What the task asks:
In the data below, locate each line with the word "page" and list it.

Figure scripts

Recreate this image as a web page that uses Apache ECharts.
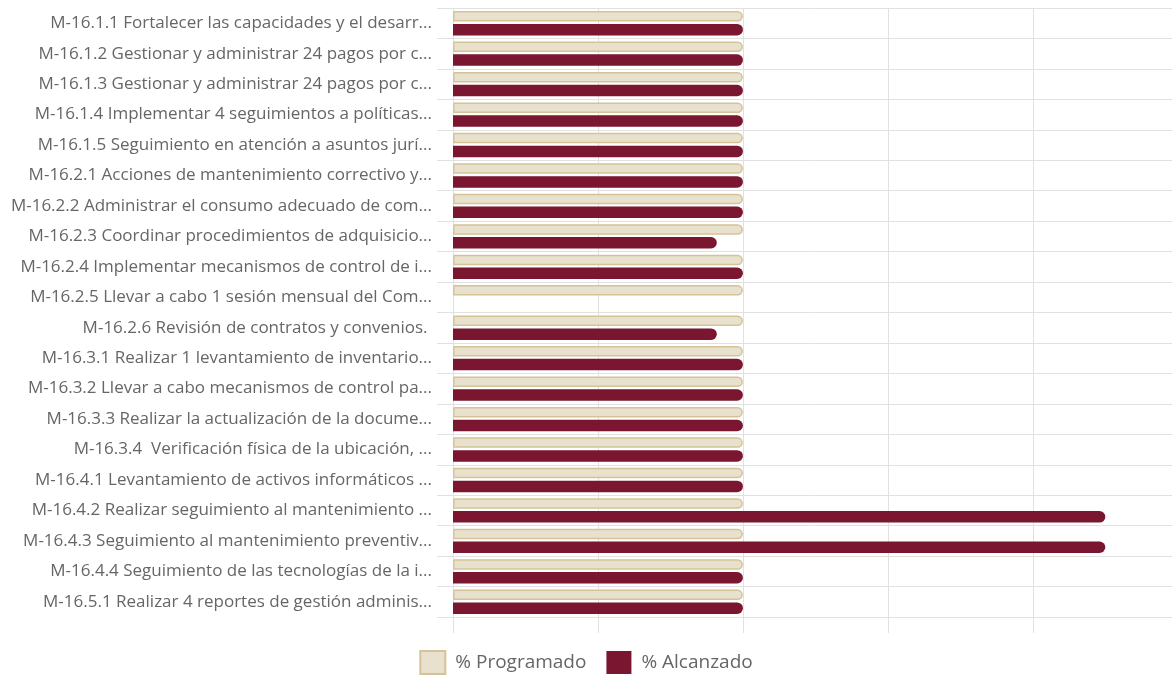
<!DOCTYPE html>
<html lang="es">

<head>
    <meta charset="UTF-8">
    <title>Avance de metas</title>
    <style>
        html, body { margin: 0; padding: 0; background: #fff; }
        #main { width: 1172px; height: 675px; }
    </style>
</head>

<body>
    <div id="main"></div>
</body>
<script src="https://cdn.jsdelivr.net/npm/echarts@6/dist/echarts.min.js"></script>
<script>
    // categorias (etiquetas como aparecen, ya recortadas)
    var categories = [
        'M-16.1.1 Fortalecer las capacidades y el desarr...',
        'M-16.1.2 Gestionar y administrar 24 pagos por c...',
        'M-16.1.3 Gestionar y administrar 24 pagos por c...',
        'M-16.1.4 Implementar 4 seguimientos a políticas...',
        'M-16.1.5 Seguimiento en atención a asuntos jurí...',
        'M-16.2.1 Acciones de mantenimiento correctivo y...',
        'M-16.2.2 Administrar el consumo adecuado de com...',
        'M-16.2.3 Coordinar procedimientos de adquisicio...',
        'M-16.2.4 Implementar mecanismos de control de i...',
        'M-16.2.5 Llevar a cabo 1 sesión mensual del Com...',
        'M-16.2.6 Revisión de contratos y convenios. ',
        'M-16.3.1 Realizar 1 levantamiento de inventario...',
        'M-16.3.2 Llevar a cabo mecanismos de control pa...',
        'M-16.3.3 Realizar la actualización de la docume...',
        'M-16.3.4  Verificación física de la ubicación, ...',
        'M-16.4.1 Levantamiento de activos informáticos ...',
        'M-16.4.2 Realizar seguimiento al mantenimiento ...',
        'M-16.4.3 Seguimiento al mantenimiento preventiv...',
        'M-16.4.4 Seguimiento de las tecnologías de la i...',
        'M-16.5.1 Realizar 4 reportes de gestión adminis...'
    ];
    var programado = [100, 100, 100, 100, 100, 100, 100, 100, 100, 100, 100, 100, 100, 100, 100, 100, 100, 100, 100, 100];
    var alcanzado = [100, 100, 100, 100, 100, 100, 100, 91, 100, 0, 91, 100, 100, 100, 100, 100, 225, 225, 100, 100];

    var gris = '#e1e1e1';
    var myChart = echarts.init(document.getElementById('main'));

    var option = {
        animation: false,
        textStyle: { fontFamily: '"Open Sans", sans-serif' },
        legend: {
            bottom: 0,
            left: 'center',
            padding: 0,
            itemWidth: 25,
            itemHeight: 23,
            itemGap: 20,
            icon: 'rect',
            textStyle: { fontSize: 19, color: '#666', padding: [0, 0, 0, 5] },
            data: ['% Programado', '% Alcanzado']
        },
        grid: {
            left: 453,
            right: 0,
            top: 8,
            bottom: 58
        },
        xAxis: {
            type: 'value',
            min: 0,
            max: 248,
            interval: 50,
            axisLabel: { show: false },
            axisLine: { show: false },
            axisTick: { show: true, length: 16, lineStyle: { color: gris } },
            splitLine: { show: true, lineStyle: { color: gris } }
        },
        yAxis: {
            type: 'category',
            inverse: true,
            data: categories,
            axisLine: { show: false },
            axisTick: { show: true, length: 16, lineStyle: { color: gris } },
            splitLine: { show: true, lineStyle: { color: gris } },
            axisLabel: { fontSize: 17, color: '#666', margin: 21 }
        },
        series: [
            {
                name: '% Programado',
                type: 'bar',
                data: programado,
                barWidth: 10.5,
                barGap: '22%',
                itemStyle: {
                    color: '#e8e1cd',
                    borderColor: '#d4c397',
                    borderWidth: 1.5,
                    borderRadius: [0, 5, 5, 0]
                }
            },
            {
                name: '% Alcanzado',
                type: 'bar',
                data: alcanzado,
                barWidth: 11.5,
                itemStyle: {
                    color: '#7a1630',
                    borderRadius: [0, 6, 6, 0]
                }
            }
        ]
    };
    myChart.setOption(option);
</script>

</html>
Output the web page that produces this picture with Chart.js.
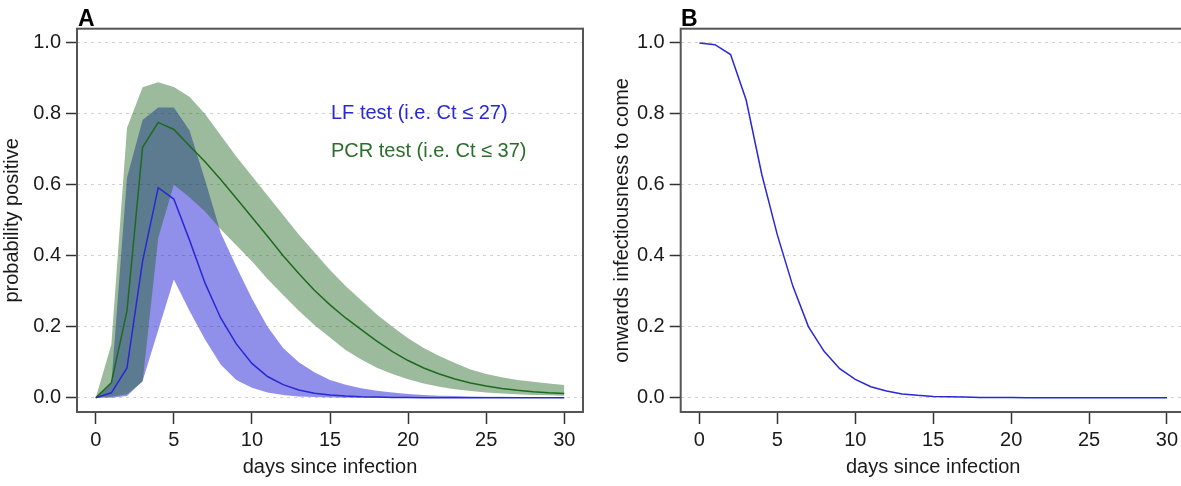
<!DOCTYPE html>
<html><head><meta charset="utf-8">
<script src="https://cdn.jsdelivr.net/npm/chart.js@4/dist/chart.umd.min.js"></script>
<style>
html,body{margin:0;padding:0;background:#fff;overflow:hidden;width:1181px;height:486px;position:relative;}
canvas{position:absolute;top:0;}
#cA{left:0;} #cB{left:600px;}
</style></head><body>
<canvas id="cA" width="600" height="486"></canvas>
<canvas id="cB" width="600" height="486"></canvas>
<script>
// ---- data ----
const days = [0,1,2,3,4,5,6,7,8,9,10,11,12,13,14,15,16,17,18,19,20,21,22,23,24,25,26,27,28,29,30];
const xTicks = [0,5,10,15,20,25,30];
const yTicks = [0,0.2,0.4,0.6,0.8,1.0];

const lfMed = [0,0.014,0.084,0.385,0.592,0.56,0.445,0.323,0.225,0.152,0.097,0.06,0.037,0.022,0.013,0.008,0.005,0.003,0.002,0.001,0.001,0,0,0,0,0,0,0,0,0,0];
const lfLow = [0,0,0.005,0.047,0.19,0.333,0.245,0.164,0.094,0.05,0.028,0.015,0.008,0.004,0.002,0.001,0,0,0,0,0,0,0,0,0,0,0,0,0,0,0];
const lfUp  = [0,0.04,0.62,0.783,0.818,0.818,0.754,0.614,0.465,0.37,0.28,0.2,0.14,0.1,0.072,0.05,0.037,0.027,0.02,0.015,0.011,0.008,0.006,0.005,0.004,0.003,0.003,0.002,0.002,0.002,0.001];

const pcrMed = [0,0.042,0.245,0.706,0.776,0.756,0.71,0.665,0.615,0.562,0.509,0.455,0.40,0.35,0.303,0.262,0.225,0.192,0.16,0.13,0.105,0.084,0.067,0.053,0.042,0.033,0.026,0.021,0.017,0.014,0.012];
const pcrLow = [0,0.003,0.01,0.045,0.45,0.60,0.565,0.525,0.475,0.43,0.385,0.335,0.29,0.245,0.205,0.17,0.135,0.108,0.085,0.067,0.052,0.04,0.031,0.024,0.019,0.015,0.012,0.01,0.008,0.007,0.006];
const pcrUp  = [0,0.15,0.76,0.875,0.889,0.876,0.848,0.80,0.74,0.68,0.625,0.57,0.515,0.46,0.41,0.36,0.315,0.275,0.235,0.2,0.168,0.14,0.118,0.098,0.08,0.067,0.058,0.05,0.045,0.04,0.036];

const onwards = [1.0,0.995,0.967,0.839,0.63,0.459,0.314,0.20,0.131,0.082,0.052,0.031,0.019,0.011,0.007,0.004,0.003,0.002,0.001,0.001,0.001,0,0,0,0,0,0,0,0,0,0];

const seriesLabels = ['LF test (i.e. Ct \u2264 27)', 'PCR test (i.e. Ct \u2264 37)'];

// ---- styles ----
const FONT = "'Liberation Sans', Arial, Helvetica, sans-serif";
Chart.defaults.font.family = FONT;
Chart.defaults.font.size = 20;
Chart.defaults.color = '#1a1a1a';

const BLUE = '#2828d4';
const GREEN = '#1e6a1e';
const BLUE_FILL = 'rgba(20,20,210,0.47)';
const GREEN_FILL = 'rgba(20,90,20,0.42)';

const pts = arr => arr.map((v,i) => ({x: days[i], y: v}));

function xScale() {
  return {
    type: 'linear', min: -1.2, max: 31.2,
    afterBuildTicks: s => { s.ticks = xTicks.map(v => ({value: v})); },
    afterFit: s => { s.height = 74; },
    grid: {display: true, drawOnChartArea: false, drawTicks: true, tickLength: 12, tickColor: '#333', tickWidth: 1.5, tickBorderDash: []},
    border: {display: false},
    ticks: {padding: 4, color: '#1a1a1a', maxRotation: 0, autoSkip: false, callback: v => String(v)},
    title: {display: true, text: 'days since infection', color: '#1a1a1a', padding: {top: 0, bottom: 7}}
  };
}
function yScale(text, width, padTop) {
  return {
    type: 'linear', min: -0.04, max: 1.04,
    afterBuildTicks: s => { s.ticks = yTicks.map(v => ({value: v})); },
    afterFit: s => { s.width = width; },
    grid: {display: true, drawOnChartArea: true, color: '#d2d2d2', lineWidth: 1, drawTicks: true, tickLength: 11, tickColor: '#333', tickWidth: 1.5, tickBorderDash: []},
    border: {display: false, dash: [3, 4]},
    ticks: {padding: 5, color: '#1a1a1a', callback: v => Number(v).toFixed(1)},
    title: {display: true, text: text, color: '#1a1a1a', padding: {top: padTop, bottom: 0}}
  };
}

const boxPlugin = {
  id: 'box',
  afterDatasetsDraw(chart) {
    const a = chart.chartArea, ctx = chart.ctx;
    ctx.save();
    ctx.strokeStyle = '#555';
    ctx.lineWidth = 2;
    ctx.strokeRect(a.left, a.top, a.right - a.left, a.bottom - a.top);
    ctx.restore();
  }
};
function textPlugin(letter, letterX, legend) {
  return {
    id: 'txt' + letter,
    afterDraw(chart) {
      const ctx = chart.ctx;
      ctx.save();
      ctx.font = 'bold 23px ' + FONT;
      ctx.fillStyle = '#000';
      ctx.textBaseline = 'alphabetic';
      ctx.textAlign = 'left';
      ctx.fillText(letter, letterX, 26);
      if (legend) {
        ctx.font = '20px ' + FONT;
        ctx.fillStyle = BLUE;
        ctx.fillText(seriesLabels[0], 331, 119);
        ctx.fillStyle = '#2a6e2a';
        ctx.fillText(seriesLabels[1], 331, 157);
      }
      ctx.restore();
    }
  };
}

new Chart(document.getElementById('cA'), {
  type: 'line',
  data: {
    datasets: [
      {label: 'LF median', data: pts(lfMed), borderColor: BLUE, borderWidth: 1.5, pointRadius: 0, fill: false, tension: 0},
      {label: 'PCR median', data: pts(pcrMed), borderColor: GREEN, borderWidth: 1.5, pointRadius: 0, fill: false, tension: 0},
      {label: 'PCR upper', data: pts(pcrUp), borderColor: 'rgba(0,0,0,0)', borderWidth: 0, pointRadius: 0, fill: '+1', backgroundColor: GREEN_FILL, tension: 0},
      {label: 'PCR lower', data: pts(pcrLow), borderColor: 'rgba(0,0,0,0)', borderWidth: 0, pointRadius: 0, fill: false, tension: 0},
      {label: 'LF upper', data: pts(lfUp), borderColor: 'rgba(0,0,0,0)', borderWidth: 0, pointRadius: 0, fill: '+1', backgroundColor: BLUE_FILL, tension: 0},
      {label: 'LF lower', data: pts(lfLow), borderColor: 'rgba(0,0,0,0)', borderWidth: 0, pointRadius: 0, fill: false, tension: 0}
    ]
  },
  options: {
    responsive: false, animation: false,
    layout: {padding: {left: 0, right: 17, top: 28.7, bottom: 0}},
    plugins: {legend: {display: false}, tooltip: {enabled: false}},
    scales: {x: xScale(), y: yScale('probability positive', 77, 0)}
  },
  plugins: [boxPlugin, textPlugin('A', 78, true)]
});

new Chart(document.getElementById('cB'), {
  type: 'line',
  data: {
    datasets: [
      {label: 'onwards infectiousness', data: pts(onwards), borderColor: BLUE, borderWidth: 1.5, pointRadius: 0, fill: false, tension: 0}
    ]
  },
  options: {
    responsive: false, animation: false,
    layout: {padding: {left: 0, right: 14.3, top: 28.7, bottom: 0}},
    plugins: {legend: {display: false}, tooltip: {enabled: false}},
    scales: {x: xScale(), y: yScale('onwards infectiousness to come', 80.7, 10.6)}
  },
  plugins: [boxPlugin, textPlugin('B', 81, false)]
});
</script>
</body></html>
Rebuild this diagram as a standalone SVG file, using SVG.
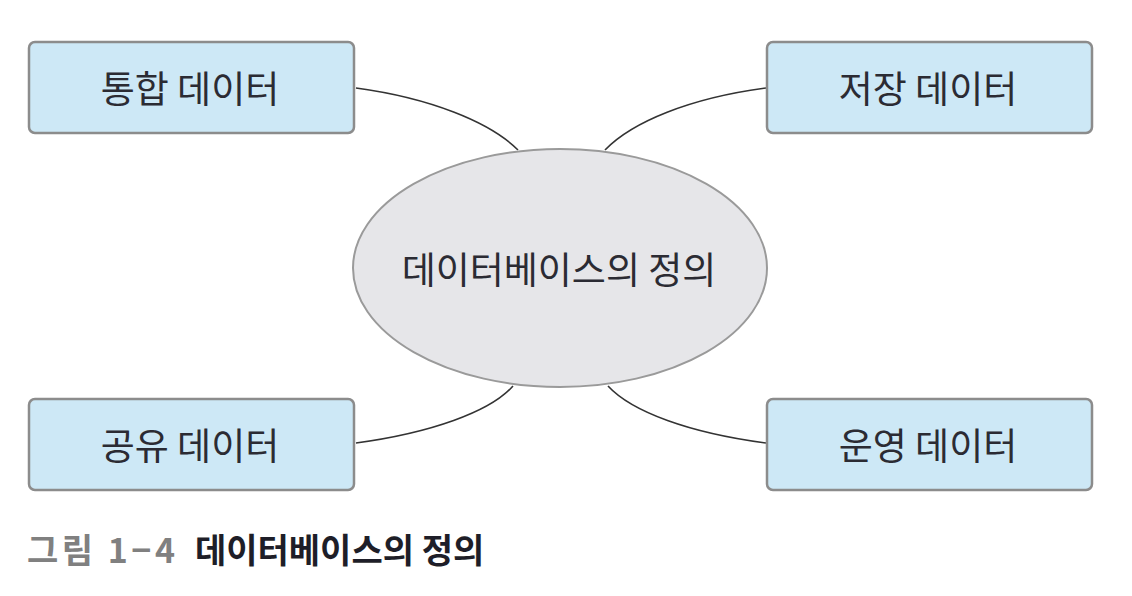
<svg xmlns="http://www.w3.org/2000/svg" width="1132" height="596" viewBox="0 0 1132 596">
<style>
.box{fill:#cde8f6;stroke:#8c8c8c;stroke-width:2.5}
.lbl{font-family:"Noto Sans CJK KR","Noto Sans",sans-serif;font-size:37px;fill:#2b2b33;text-anchor:middle}
.con{fill:none;stroke:#333;stroke-width:1.6}
.cap{font-family:"Noto Sans CJK KR","Noto Sans",sans-serif;font-size:34px;font-weight:bold}
</style>
<rect width="1132" height="596" fill="#fff"/>
<g id="connectors">
<path class="con" d="M356,88 C430,98 490,122 518,150"/>
<path class="con" d="M766,88 C690,98 632,122 605,150"/>
<path class="con" d="M356,443 C430,433 490,412 513,386"/>
<path class="con" d="M766,443 C690,433 632,412 608,386"/>
</g>
<g id="center">
<ellipse cx="560" cy="268" rx="207" ry="119" fill="#e6e6e9" stroke="#9a9a9a" stroke-width="2"/>
<text class="lbl" x="559" y="284" font-size="36.5">데이터베이스의 정의</text>
</g>
<g id="n1">
<rect class="box" x="29" y="42" width="325" height="91" rx="6"/>
<text class="lbl" x="190" y="103">통합 데이터</text>
</g>
<g id="n2">
<rect class="box" x="767" y="42" width="325" height="91" rx="6"/>
<text class="lbl" x="928" y="103">저장 데이터</text>
</g>
<g id="n3">
<rect class="box" x="29" y="399" width="325" height="91" rx="6"/>
<text class="lbl" x="190" y="460">공유 데이터</text>
</g>
<g id="n4">
<rect class="box" x="767" y="399" width="325" height="91" rx="6"/>
<text class="lbl" x="928" y="460">운영 데이터</text>
</g>
<g id="caption">
<text class="cap" x="27" y="563"><tspan fill="#808080" letter-spacing="3.5">그림 1−4</tspan><tspan fill="#1e1e28" x="195">데이터베이스의 정의</tspan></text>
</g>
</svg>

Answer for this exercise:
Recreate this image as a web page that uses Apache ECharts.
Output the web page that produces this picture with Chart.js.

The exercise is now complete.